The APA, of course, only applies to claims against the United States seeking relief other than money damages. 5 U.S.C. § 702 (1982). Thus, had Spectrum requested damages, the APA would not have applied whether or not the action was based on a contract. This court has recently noted, however, that specific performance, even if it involves the payment of money, is not the equivalent of money damages. See Maryland Department of Human Resources v. Department of Health and Human Services, 763 F.2d 1441, 1446, (D.C. Cir. 1985) ("while in many instances an award of money is an award of damages, ' [o]ccasionally a money award is also a specie remedy' ") (citation omitted)
The Claims Court or district court exercising Tucker Act jurisdiction ordinarily lacks the authority to grant specific performance of contracts as well as other forms of equitable relief. See Larionoff v. United States, 533 F.2d 1167, 1180 (D.C. Cir. 1976), aff'd, 431 U.S. 864, 97 S. Ct. 2150, 53 L. Ed. 2d 48 (1977). We note, however, that in limited circumstances the Claims Court when exercising Tucker Act jurisdiction may be empowered to grant such equitable relief where the relief sought is in the form of money.
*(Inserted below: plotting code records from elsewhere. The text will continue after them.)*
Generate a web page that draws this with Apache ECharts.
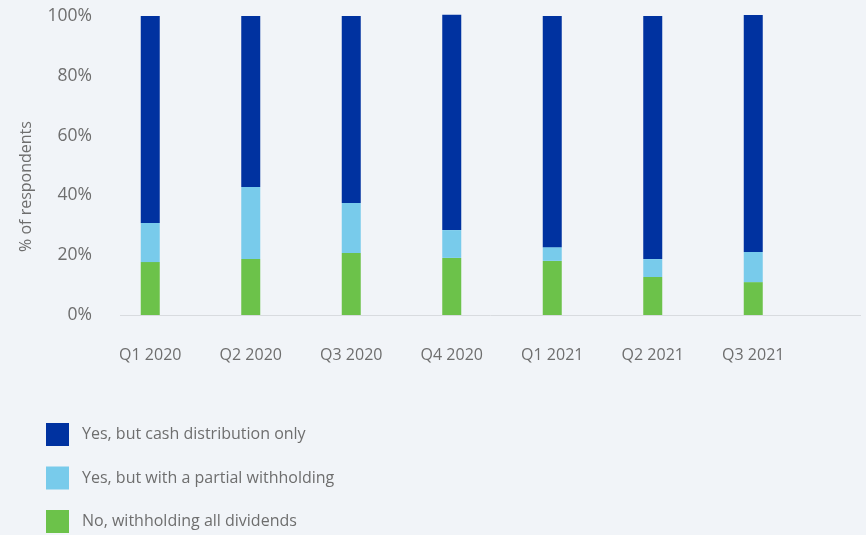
<!DOCTYPE html>
<html>
<head>
<meta charset="utf-8">
<script src="https://cdn.jsdelivr.net/npm/echarts@6/dist/echarts.min.js"></script>
<style>
  html, body { margin: 0; padding: 0; background: #f1f4f8; }
  #chart { width: 866px; height: 535px; }
</style>
</head>
<body>
<div id="chart"></div>
<script>
// Quarterly survey: dividend plans of respondents
const quarters = ['Q1 2020', 'Q2 2020', 'Q3 2020', 'Q4 2020', 'Q1 2021', 'Q2 2021', 'Q3 2021'];
const withholdingAll = [17.7, 18.7, 20.7, 19.1, 18.1, 12.7, 11.0];
const partialWithholding = [13.1, 24.1, 16.8, 9.3, 4.6, 6.0, 10.1];
const cashOnly = [69.2, 57.2, 62.5, 72.0, 77.3, 81.3, 79.2];
const yTicks = [0, 20, 40, 60, 80, 100];

const names = {
  cash: 'Yes, but cash distribution only',
  partial: 'Yes, but with a partial withholding',
  none: 'No, withholding all dividends'
};

const font = '"Open Sans", "Noto Sans", sans-serif';
const chart = echarts.init(document.getElementById('chart'), null, { renderer: 'canvas' });

function barSeries(name, data, color) {
  return {
    name: name,
    type: 'bar',
    stack: 'total',
    data: data,
    barWidth: 19,
    clip: false,
    itemStyle: { color: color },
    emphasis: { disabled: true }
  };
}

chart.setOption({
  backgroundColor: '#f1f4f8',
  animation: false,
  textStyle: { fontFamily: font },
  grid: { left: 100, right: 62.5, top: 16, bottom: 220, containLabel: false },
  xAxis: {
    type: 'category',
    data: quarters,
    axisLine: { show: false },
    axisTick: { show: false },
    axisLabel: { color: '#6e6e6e', fontSize: 16, fontFamily: font, margin: 32 }
  },
  yAxis: {
    type: 'value',
    min: yTicks[0],
    max: yTicks[yTicks.length - 1],
    interval: 20,
    name: '% of respondents',
    nameLocation: 'middle',
    nameGap: 66,
    nameTextStyle: { color: '#6e6e6e', fontSize: 16, fontFamily: font, padding: [0, 42, 0, 0] },
    axisLine: { show: false },
    axisTick: { show: false },
    splitLine: { show: false },
    axisLabel: {
      color: '#6e6e6e',
      fontSize: 17.5,
      fontFamily: font,
      margin: 8,
      formatter: v => v + '%'
    }
  },
  legend: {
    orient: 'vertical',
    left: 46,
    top: 423,
    padding: 0,
    height: 120,
    itemWidth: 23,
    itemHeight: 23,
    itemGap: 20.5,
    icon: 'rect',
    selectedMode: false,
    data: [names.cash, names.partial, names.none],
    textStyle: { color: '#6e6e6e', fontSize: 16, fontFamily: font, padding: [0, 0, 0, 8] }
  },
  graphic: [{
    type: 'line',
    shape: { x1: 120, y1: 315.5, x2: 861, y2: 315.5 },
    style: { stroke: '#d8dbdf', lineWidth: 1 },
    z: 0
  }],
  series: [
    barSeries(names.none, withholdingAll, '#6cc24a'),
    barSeries(names.partial, partialWithholding, '#78cbeb'),
    barSeries(names.cash, cashOnly, '#0032a0')
  ]
});
</script>
</body>
</html>
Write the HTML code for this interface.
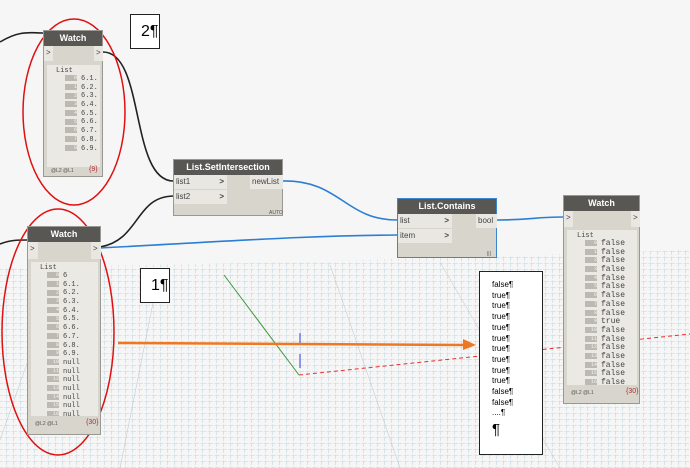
<!DOCTYPE html>
<html><head><meta charset="utf-8"><style>
body{margin:0;width:690px;height:468px;overflow:hidden;background:#f6f6f6;font-family:"Liberation Sans",sans-serif;position:relative}
.a{position:absolute}
.node{position:absolute;background:#d8d5cd;border:1px solid #9a9892;box-sizing:border-box}
.hd{background:#595754;color:#fff;font-weight:bold;font-size:9px;text-align:center;height:15px;line-height:15px}
.port{position:absolute;background:#e9e7e2;font-size:8px;color:#444;line-height:14px;padding-left:2px;box-sizing:border-box}
.lp{position:absolute;background:#ebe9e4;font-family:"Liberation Mono",monospace;font-size:7px;color:#444;overflow:hidden}
.r{height:8.7px;line-height:8.7px;white-space:nowrap}
.ix{display:inline-block;background:#bcb9b2;color:#f4f4f4;width:12px;height:6px;line-height:6px;text-align:right;margin-right:4px;font-size:5px;vertical-align:middle}
.ft{position:absolute;font-size:5px;color:#555}
.box{position:absolute;background:#fff;border:1px solid #222;box-sizing:border-box}
</style></head><body>
<svg class="a" style="left:0;top:0" width="690" height="468">
<defs><pattern id="g" width="7" height="6" patternUnits="userSpaceOnUse"><path d="M0 5.5H7M6.5 0V6" stroke="#cfe0e8" stroke-width="0.8" stroke-dasharray="3 1.5"/></pattern></defs>
<polygon points="0,268 300,262 690,250 690,468 0,468" fill="url(#g)"/>
<g stroke="#bcc5ca" stroke-width="0.5"><line x1="60" y1="270" x2="0" y2="440"/><line x1="160" y1="268" x2="120" y2="468"/><line x1="330" y1="265" x2="400" y2="468"/><line x1="440" y1="262" x2="560" y2="468"/></g>
<line x1="224" y1="275" x2="299" y2="375" stroke="#3a9a3a" stroke-width="1"/>
<line x1="299" y1="375" x2="690" y2="334" stroke="#e83030" stroke-width="1" stroke-dasharray="4 3"/>
<line x1="300" y1="333" x2="300" y2="343" stroke="#3344dd" stroke-width="1"/>
<line x1="300" y1="354" x2="300" y2="368" stroke="#3344dd" stroke-width="1"/>
<line x1="118" y1="343" x2="465" y2="345" stroke="#ee7722" stroke-width="2.5"/>
<polygon points="463,339 476,345 463,350" fill="#ee7722"/>
<g fill="none" stroke-width="1.6">
<path d="M0 42 C20 30 30 33 43 33" stroke="#222"/>
<path d="M103 52 C145 52 130 180 173 181" stroke="#222"/>
<path d="M100 247 C140 240 135 197 173 196" stroke="#222"/>
<path d="M0 244 C10 240 18 240 27 240" stroke="#222"/>
<path d="M100 248 C250 240 300 236 397 235" stroke="#2a7fd4"/>
<path d="M283 181 C340 180 345 220 397 220" stroke="#2a7fd4"/>
<path d="M497 220 C530 220 535 217 563 217" stroke="#2a7fd4"/>
</g>
<ellipse cx="74" cy="112" rx="51" ry="93" fill="none" stroke="#e01010" stroke-width="1.5"/>
<ellipse cx="58" cy="332" rx="56" ry="123" fill="none" stroke="#e01010" stroke-width="1.5"/>
</svg>

<div class="node" style="left:43px;top:30px;width:60px;height:147px"><div class="hd">Watch</div>
<div class="port" style="left:0;top:15px;width:9px;height:15px">&gt;</div><div class="port" style="left:50px;top:15px;width:9px;height:15px">&gt;</div>
<div class="lp" style="left:3px;top:34px;width:53px;height:102px"><div style="padding:2px 0 0 9px">List</div>
<div style="padding-left:18px"><div class="r"><span class="ix">0</span>6.1.</div><div class="r"><span class="ix">1</span>6.2.</div><div class="r"><span class="ix">2</span>6.3.</div><div class="r"><span class="ix">3</span>6.4.</div><div class="r"><span class="ix">4</span>6.5.</div><div class="r"><span class="ix">5</span>6.6.</div><div class="r"><span class="ix">6</span>6.7.</div><div class="r"><span class="ix">7</span>6.8.</div><div class="r"><span class="ix">8</span>6.9.</div></div></div>
<div class="ft" style="left:7px;top:137px">@L2 @L1</div><div class="ft" style="left:45px;top:135px;font-size:7px;color:#a33">{9}</div></div>

<div class="node" style="left:27px;top:226px;width:74px;height:209px"><div class="hd">Watch</div>
<div class="port" style="left:0;top:15px;width:10px;height:17px">&gt;</div><div class="port" style="left:63px;top:15px;width:10px;height:17px">&gt;</div>
<div class="lp" style="left:3px;top:35px;width:67px;height:154px"><div style="padding:2px 0 0 9px">List</div>
<div style="padding-left:16px"><div class="r"><span class="ix">0</span>6</div><div class="r"><span class="ix">1</span>6.1.</div><div class="r"><span class="ix">2</span>6.2.</div><div class="r"><span class="ix">3</span>6.3.</div><div class="r"><span class="ix">4</span>6.4.</div><div class="r"><span class="ix">5</span>6.5.</div><div class="r"><span class="ix">6</span>6.6.</div><div class="r"><span class="ix">7</span>6.7.</div><div class="r"><span class="ix">8</span>6.8.</div><div class="r"><span class="ix">9</span>6.9.</div><div class="r"><span class="ix">10</span>null</div><div class="r"><span class="ix">11</span>null</div><div class="r"><span class="ix">12</span>null</div><div class="r"><span class="ix">13</span>null</div><div class="r"><span class="ix">14</span>null</div><div class="r"><span class="ix">15</span>null</div><div class="r"><span class="ix">16</span>null</div></div></div>
<div class="ft" style="left:7px;top:194px">@L2 @L1</div><div class="ft" style="left:58px;top:192px;font-size:7px;color:#a33">{30}</div></div>

<div class="node" style="left:173px;top:159px;width:110px;height:57px"><div class="hd">List.SetIntersection</div>
<div class="port" style="left:0;top:15px;width:53px;height:14px">list1<span style="float:right;margin-right:3px;font-weight:bold">&gt;</span></div>
<div class="port" style="left:0;top:30px;width:53px;height:14px">list2<span style="float:right;margin-right:3px;font-weight:bold">&gt;</span></div>
<div class="port" style="left:76px;top:15px;width:33px;height:14px">newList</div>
<div class="ft" style="left:95px;top:50px">AUTO</div></div>

<div class="node" style="left:397px;top:198px;width:100px;height:60px;border-color:#3a86d0"><div class="hd">List.Contains</div>
<div class="port" style="left:0;top:15px;width:54px;height:14px">list<span style="float:right;margin-right:3px;font-weight:bold">&gt;</span></div>
<div class="port" style="left:0;top:30px;width:54px;height:14px">item<span style="float:right;margin-right:3px;font-weight:bold">&gt;</span></div>
<div class="port" style="left:78px;top:15px;width:21px;height:14px">bool</div>
<div class="ft" style="left:89px;top:52px">|||</div></div>

<div class="node" style="left:563px;top:195px;width:77px;height:209px"><div class="hd">Watch</div>
<div class="port" style="left:0;top:15px;width:9px;height:16px">&gt;</div><div class="port" style="left:67px;top:15px;width:9px;height:16px">&gt;</div>
<div class="lp" style="left:3px;top:34px;width:70px;height:155px"><div style="padding:2px 0 0 10px">List</div>
<div style="padding-left:18px;font-size:8px"><div class="r"><span class="ix">0</span>false</div><div class="r"><span class="ix">1</span>false</div><div class="r"><span class="ix">2</span>false</div><div class="r"><span class="ix">3</span>false</div><div class="r"><span class="ix">4</span>false</div><div class="r"><span class="ix">5</span>false</div><div class="r"><span class="ix">6</span>false</div><div class="r"><span class="ix">7</span>false</div><div class="r"><span class="ix">8</span>false</div><div class="r"><span class="ix">9</span>true</div><div class="r"><span class="ix">10</span>false</div><div class="r"><span class="ix">11</span>false</div><div class="r"><span class="ix">12</span>false</div><div class="r"><span class="ix">13</span>false</div><div class="r"><span class="ix">14</span>false</div><div class="r"><span class="ix">15</span>false</div><div class="r"><span class="ix">16</span>false</div></div></div>
<div class="ft" style="left:7px;top:194px">@L2 @L1</div><div class="ft" style="left:62px;top:192px;font-size:7px;color:#a33">{30}</div></div>

<div class="box" style="left:130px;top:14px;width:30px;height:35px;font-size:16px;padding:8px 0 0 10px">2¶</div>
<div class="box" style="left:140px;top:268px;width:30px;height:35px;font-size:16px;padding:8px 0 0 10px">1¶</div>
<div class="box" style="left:479px;top:271px;width:64px;height:184px;font-size:8px;line-height:10.7px;padding:8px 0 0 12px">false¶<br>true¶<br>true¶<br>true¶<br>true¶<br>true¶<br>true¶<br>true¶<br>true¶<br>true¶<br>false¶<br>false¶<br>....¶<br><span style="font-size:15px;line-height:22px">¶</span></div>
</body></html>
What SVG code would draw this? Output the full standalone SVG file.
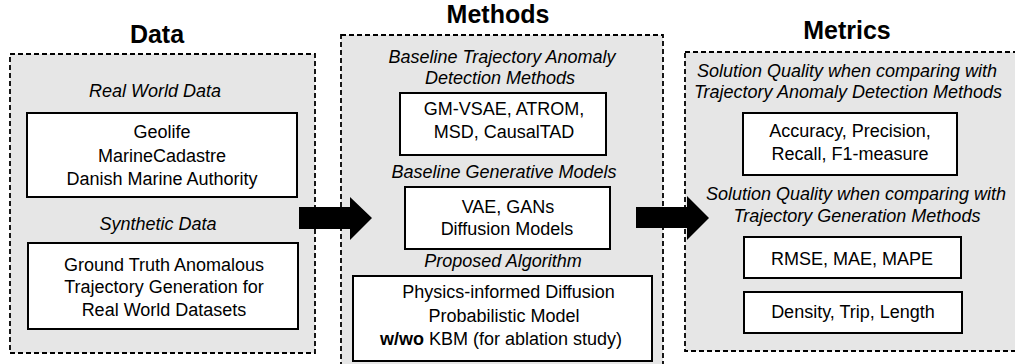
<svg xmlns="http://www.w3.org/2000/svg" width="1015" height="364" viewBox="0 0 1015 364">
<style>
.panel{fill:#e6e6e6;stroke:#000;stroke-width:1.8;stroke-dasharray:5,3}
.box{fill:#fff;stroke:#000;stroke-width:2}
text{font-family:"Liberation Sans",Arial,sans-serif;fill:#000;text-anchor:middle}
.t{font-size:25px;font-weight:bold}
.i{font-size:18px;font-style:italic}
.n{font-size:18px}
.arrow{fill:#000}
</style>
<rect width="1015" height="364" fill="#fff"/>
<g id="data">
<text class="t" x="157" y="43">Data</text>
<rect class="panel" x="10" y="54" width="305" height="299"/>
<text class="i" x="155" y="97">Real World Data</text>
<rect class="box" x="27" y="113" width="270" height="84"/>
<text class="n" x="162" y="138">Geolife</text>
<text class="n" x="162" y="161.5">MarineCadastre</text>
<text class="n" x="162" y="185">Danish Marine Authority</text>
<text class="i" x="158" y="230">Synthetic Data</text>
<rect class="box" x="28" y="243" width="270" height="86"/>
<text class="n" x="164" y="270.5">Ground Truth Anomalous</text>
<text class="n" x="164" y="293">Trajectory Generation for</text>
<text class="n" x="164" y="315.5">Real World Datasets</text>
</g>
<g id="methods">
<text class="t" x="498" y="23">Methods</text>
<rect class="panel" x="341" y="35" width="322" height="340"/>
<text class="i" x="502" y="63">Baseline Trajectory Anomaly</text>
<text class="i" x="500" y="84">Detection Methods</text>
<rect class="box" x="400" y="93" width="206" height="62"/>
<text class="n" x="504" y="115">GM-VSAE, ATROM,</text>
<text class="n" x="504" y="138">MSD, CausalTAD</text>
<text class="i" x="504" y="178">Baseline Generative Models</text>
<rect class="box" x="405" y="187" width="205" height="62"/>
<text class="n" x="508" y="213">VAE, GANs</text>
<text class="n" x="507" y="235">Diffusion Models</text>
<text class="i" x="503" y="267">Proposed Algorithm</text>
<rect class="box" x="353" y="276" width="299" height="85"/>
<text class="n" x="508.5" y="298">Physics-informed Diffusion</text>
<text class="n" x="504" y="322">Probabilistic Model</text>
<text class="n" x="501" y="345"><tspan font-weight="bold">w/wo</tspan> KBM (for ablation study)</text>
</g>
<g id="metrics">
<text class="t" x="847" y="39">Metrics</text>
<rect class="panel" x="685" y="52" width="340" height="299"/>
<text class="i" x="847" y="77">Solution Quality when comparing with</text>
<text class="i" x="848" y="98">Trajectory Anomaly Detection Methods</text>
<rect class="box" x="743" y="113" width="214" height="62"/>
<text class="n" x="850" y="137">Accuracy, Precision,</text>
<text class="n" x="850" y="160">Recall, F1-measure</text>
<text class="i" x="856" y="200">Solution Quality when comparing with</text>
<text class="i" x="857" y="222">Trajectory Generation Methods</text>
<rect class="box" x="744" y="237" width="217" height="41"/>
<text class="n" x="852" y="265">RMSE, MAE, MAPE</text>
<rect class="box" x="744" y="292" width="218" height="41"/>
<text class="n" x="853" y="318">Density, Trip, Length</text>
</g>
<g id="connectors">
<polygon class="arrow" points="299,207 350,207 350,197 372,218 350,240 350,229 299,229"/>
<polygon class="arrow" points="636,207 687,207 687,196 709,218 687,240 687,228 636,228"/>
</g>
</svg>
Id
Because the district court's jurisdiction under section 1346(a) (2) is limited to claims under $10,000, while that of the Claims Court is not, most federal courts have stated that the Claims Court's jurisdiction over non-tort claims against the government in excess of $10,000 is exclusive. See, e.g., International Engineering Co., Div. of A-T-O, Inc. v. Richardson, 512 F.2d 573, 577 (D.C. Cir. 1975), cert. denied, 423 U.S. 1048, 96 S. Ct. 774, 46 L. Ed. 2d 636 (1976); Graham v. Henegar, 640 F.2d 732, 734 (5th Cir. 1981); Lee v. Blumenthal, 588 F.2d 1281 (9th Cir. 1979); Estate of Watson v. Blumenthal, 586 F.2d 925 (2d Cir. 1978)
As we recently noted in Van Drasek v. Lehman, 762 F.2d 1065, 1071, n. 10 (D.C. Cir. 1985), however, jurisdiction may not be exclusive under the Tucker Act where other statutes independently provide subject matter jurisdiction and a waiver of sovereign immunity. See, e.g., Munoz v. Small Business Administration, 644 F.2d 1361 (9th Cir. 1981). Unlike statutes which both waive sovereign immunity and designate a particular forum, as in Munoz, however, the circuits appear to be split on the question of whether the Tucker Act will limit section 1331 jurisdiction where another statute has been construed as a waiver of sovereign immunity. Compare, e.g., Graham v. Henegar, 640 F.2d 732, 734-35 (5th Cir. 1981), with Bor-Son Bldg. Corp. v. Heller, 572 F.2d 174, 181-82 (8th Cir. 1978). In our view, the question turns solely on whether Congress has manifested an intent to provide an alternative forum for adjudication of claims that would otherwise fall under the Tucker Act.